Tacirlerin kanunen basiretli bir iş insanı olarak hareket etmekle yükümlü tutulmasının bir görünümü olarak, alıcı tacir ayıbı kısa kanuni süreler içinde ihbar etmekle yükümlü tutulurken bir takım seçimlik haklara da sahip oluyor. Sözleşmeden dönme, ayıp oranında indirim veya ücretsiz onarım talepleri, yahut misli ayıplı malın ayıpsız bir benzeri ile değiştirilmesi hakkı bu seçimlik haklar arasında yer alıyor. Seçimlik haklarını kullanabilmesi için alıcının süresinde ayıp ihbarında bulunması önem taşıyor. İhbarın süre içerisinde yapılmaması, ayıplı malın zımni kabulü olarak hüküm doğuruyor. Yani alıcının satılan malı ayıplı haliyle kabul etmiş sayılmasına ve yukarıda bahsi geçen seçimlik hakları kaybetmesine sebep oluyor. Ayrıca söz konusu seçimlik hakların kullanılmasında zamanaşımı süresine de uyulması gerekiyor. Ticari satışlarda bu süre satılanın tesliminden itibaren iki yıl. Yargıtay satıcının müşterilerine karşı üstlendiği daha uzun garanti süreleri varsa, iki yıllık zamanaşımı süresinin uzayacağı yaklaşımını benimsiyor.

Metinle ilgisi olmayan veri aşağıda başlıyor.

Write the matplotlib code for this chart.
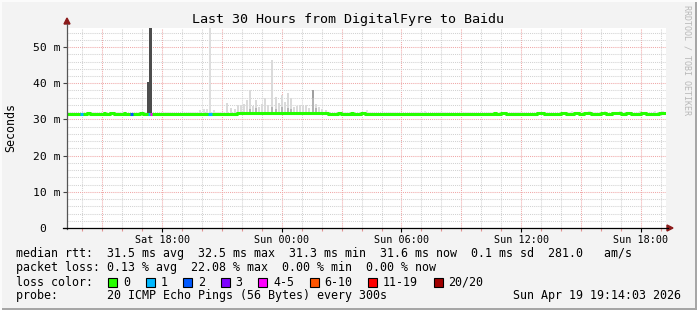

İhbara atfedilen önem, akıllara ihbarın ne şekilde yapılacağı sorusunu getiriyor. Nitekim TTK’da ayıp ihbarının düzenlenmemiş olmasından ötürü, öğretideki ağırlıklı görüş ayıp ihbarının özel bir şekil şartına tabi olmadan yapılabileceği yönünde. Yalnızca ispat açısından ayıp ihbarının kanıtlanabilir şekilde yapılması öneriliyor. Bununla beraber Yargıtay’ın uygulamasında farklılıklar bulunuyor. Yargıtay’ın bazı dairelerinin yerleşik uygulamasına göre tacirler arasındaki ayıp ihbarının TTK’da öngörülen özel şekil şartına uyularak noter aracılığıyla, taahhütlü mektupla, telgrafla veya güvenli elektronik imza kullanılarak kayıtlı elektronik posta sistemi ile yapılması gerektiği içtihat ediliyor. Ancak Yargıtay’ın başka dairelerinin aksini belirterek ayıp ihbarının ispatının herhangi bir şekil şartına tabi olmadığı yönünde verdiği kararlar mevcut. Ayıp ihbarının öğreti ve Yargıtay uygulamasında farklılaşması sebebiyle, ispata ilişkin herhangi bir riskle karşılaşmamak için Yargıtay’ın yerleşik uygulamasına göre ayıp ihbarının TTK’da öngörülen özel şekil şartına uyularak yapılmasında fayda var. Bununla birlikte, TTK’da ayıp ihbarının özel şekil şartını düzenleyen maddeye göre yapılması açıkça düzenlenmediğinden bu uygulama eleştiriye açıktır.